The NCAA’s committee on legislative relief denied Knight’s request June 4, writing that Knight “did not provide objective documentation that supports the assertion that [he] was the victim of egregious behavior” at Maryland.
Look, I get something of the dilemma here. You don’t want kids cropping up all over the place claiming depression as grounds for a transfer waiver without some verifiable basis for it. But, jeez, what more do they need regarding what happened at Maryland? There’s all kinds of documented evidence of abuse that the school itself discovered.

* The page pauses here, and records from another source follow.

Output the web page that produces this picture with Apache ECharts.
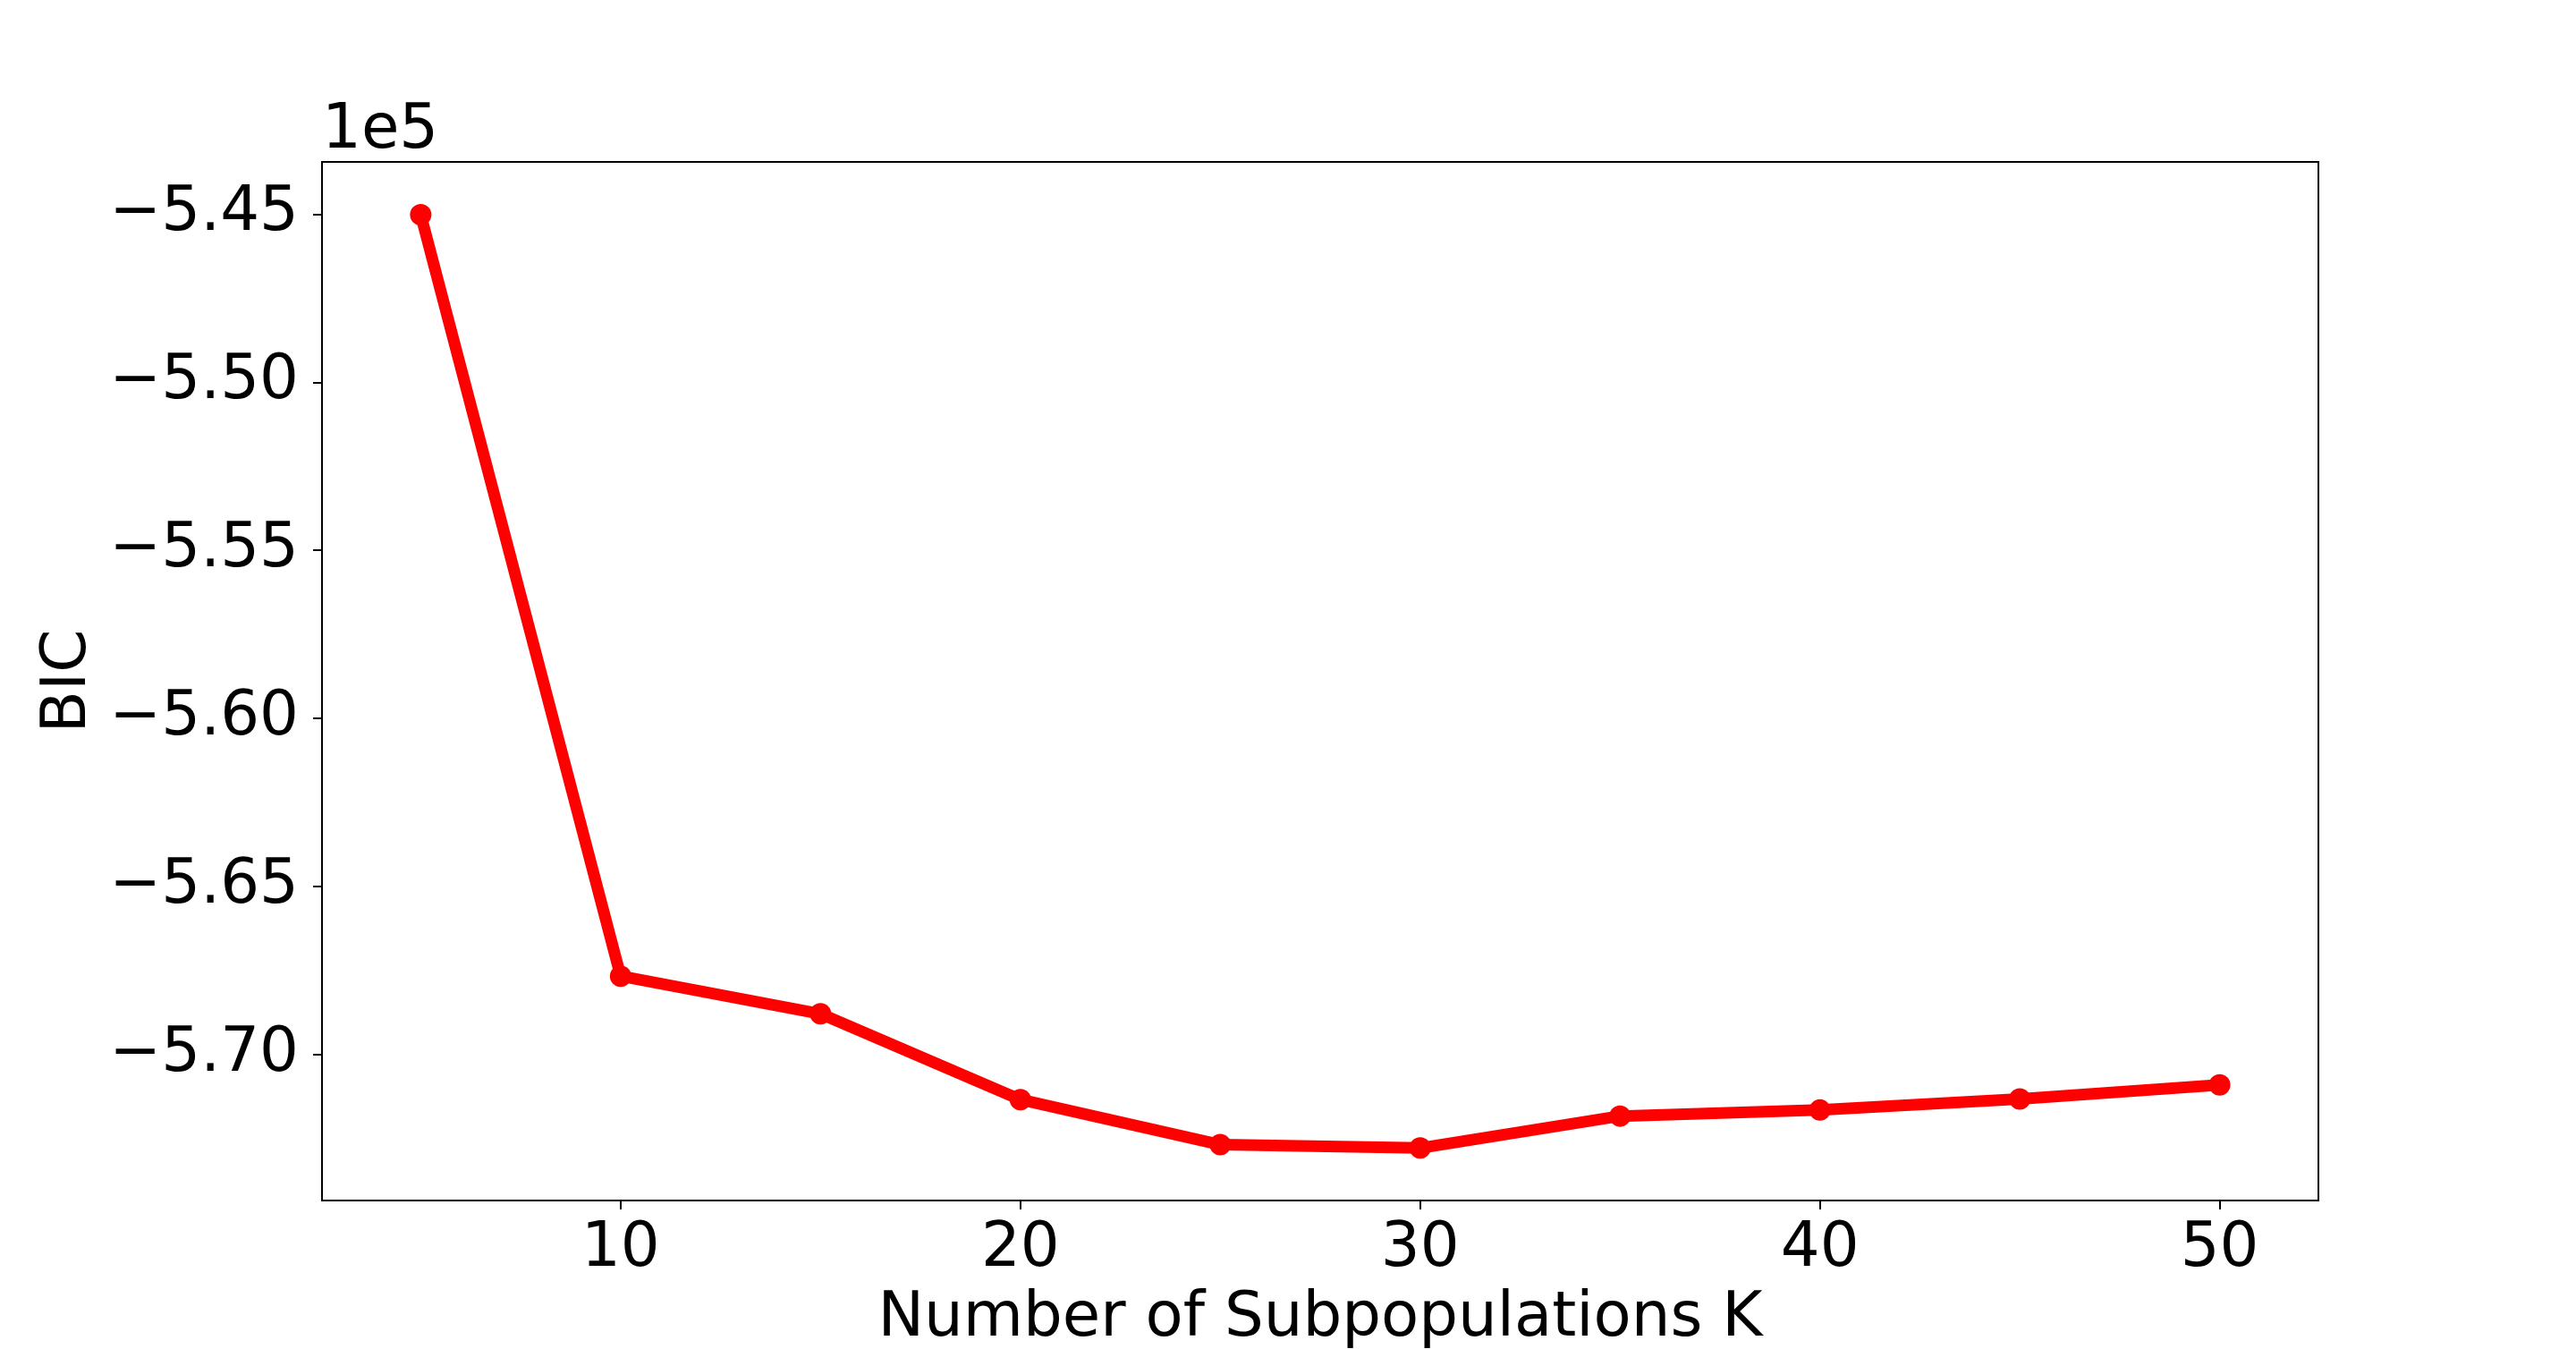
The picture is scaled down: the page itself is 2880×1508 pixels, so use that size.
<!DOCTYPE html>
<html>
<head>
<meta charset="utf-8">
<script src="https://cdn.jsdelivr.net/npm/echarts@6/dist/echarts.min.js"></script>
<style>
  html, body { margin: 0; padding: 0; background: #fff; }
  #chart { width: 2880px; height: 1508px; }
</style>
</head>
<body>
<div id="chart"></div>
<script>
// number of subpopulations K
const kValues = [5, 10, 15, 20, 25, 30, 35, 40, 45, 50];
// BIC for each K
const bicValues = [-545020, -567660, -568780, -571330, -572670, -572770, -571820, -571640, -571310, -570890];
// tick positions
const xTicks = [10, 20, 30, 40, 50];
const yTicks = [-570000, -565000, -560000, -555000, -550000, -545000];

const FONT = 'DejaVu Sans';
const FS = 69;

const chart = echarts.init(document.getElementById('chart'));

chart.setOption({
    animation: false,
    backgroundColor: '#ffffff',
    title: {
        text: '1e5',
        left: 360,
        top: 113,
        padding: 0,
        textStyle: { fontFamily: FONT, fontSize: FS, fontWeight: 'normal', color: '#000' },
    },
    grid: {
        left: 360,
        right: 288,
        top: 181,
        bottom: 166,
        show: true,
        borderColor: '#000',
        borderWidth: 2,
        containLabel: false,
        outerBoundsMode: 'none',
    },
    xAxis: {
        type: 'value',
        min: 2.53,
        max: 52.47,
        name: 'Number of Subpopulations K',
        nameLocation: 'middle',
        nameGap: 99,
        nameTextStyle: { fontFamily: FONT, fontSize: FS, color: '#000' },
        axisLine: { show: true, lineStyle: { color: '#000', width: 2 } },
        axisTick: { show: true, length: 10, lineStyle: { color: '#000', width: 2 }, customValues: xTicks },
        axisLabel: {
            fontFamily: FONT, fontSize: FS, color: '#000', margin: 21,
            customValues: xTicks,
        },
        splitLine: { show: false },
    },
    yAxis: {
        type: 'value',
        min: -574330,
        max: -543450,
        name: 'BIC',
        nameLocation: 'middle',
        nameRotate: 90,
        nameGap: 236,
        nameTextStyle: { fontFamily: FONT, fontSize: FS, color: '#000' },
        axisLine: { show: true, lineStyle: { color: '#000', width: 2 } },
        axisTick: { show: true, length: 10, lineStyle: { color: '#000', width: 2 }, customValues: yTicks },
        axisLabel: {
            fontFamily: FONT, fontSize: FS, color: '#000', margin: 26,
            customValues: yTicks,
            formatter: (v) => '\u2212' + Math.abs(v / 1e5).toFixed(2),
        },
        splitLine: { show: false },
    },
    series: [
        {
            type: 'line',
            data: kValues.map((k, i) => [k, bicValues[i]]),
            symbol: 'circle',
            symbolSize: 24,
            showAllSymbol: true,
            itemStyle: { color: '#ff0000' },
            lineStyle: { color: '#ff0000', width: 13 },
            z: 3,
        },
    ],
});
</script>
</body>
</html>
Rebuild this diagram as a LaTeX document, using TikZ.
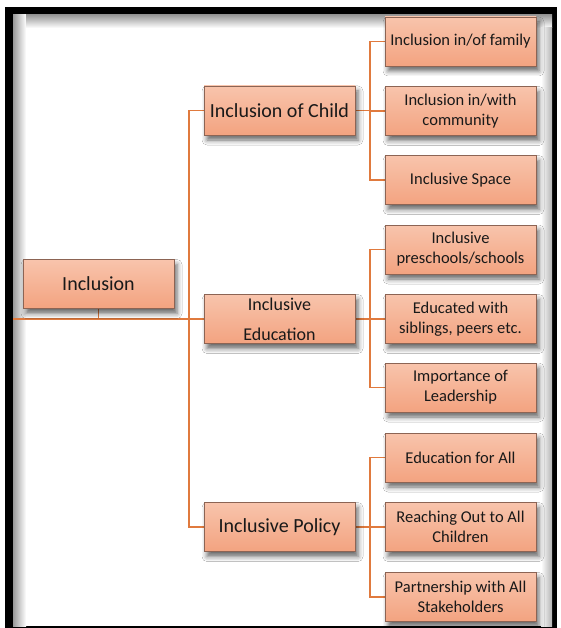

Knight’s statement cites two incidents from Maryland’s weight room, one in which a 45-pound plate allegedly was thrown at a teammate who wasn’t performing a workout correctly, and another in which a teammate allegedly was berated and forced to eat junk food for not making the weight required by the staff. Rosinski writes in her letter than both incidents involved former Maryland strength and conditioning coach Rick Court in 2016. Court and Maryland parted ways in August, days after an ESPN report detailed allegations of abuse within the program, several of which allegedly involved Court.
A university-commissioned investigation into the program found that Court “engaged in abusive conduct” while at Maryland. Rosinski writes that while the weight room incidents didn’t directly involve Knight, the impact on his mental health “should not be minimized.” Knight doesn’t recall speaking with the investigative committee about his experience at Maryland but included the report in his waiver request.
It’s the kid’s bad luck he didn’t speak on the record. And that’s the hair the NCAA decides to split.
“They [the NCAA] know what happened there, but they need more evidence as to things that happened to me,” Knight told ESPN. “It wasn’t like we were recording it while it was happening. Everything that was going on there, from the coaching culture and everything, you don’t really need evidence from that. Everything that you guys read, that was true. What more evidence do you need?
“I’m a kid that was actually there and went through it and witnessed everything. … I was definitely affected by it.”
I guess it’s too bad the FBI hasn’t investigated the Maryland coaching staff. The NCAA needs to do away with this shabby, subjective approach and simply give every student-athlete one chance to transfer and play immediately, no questions asked. Shameful.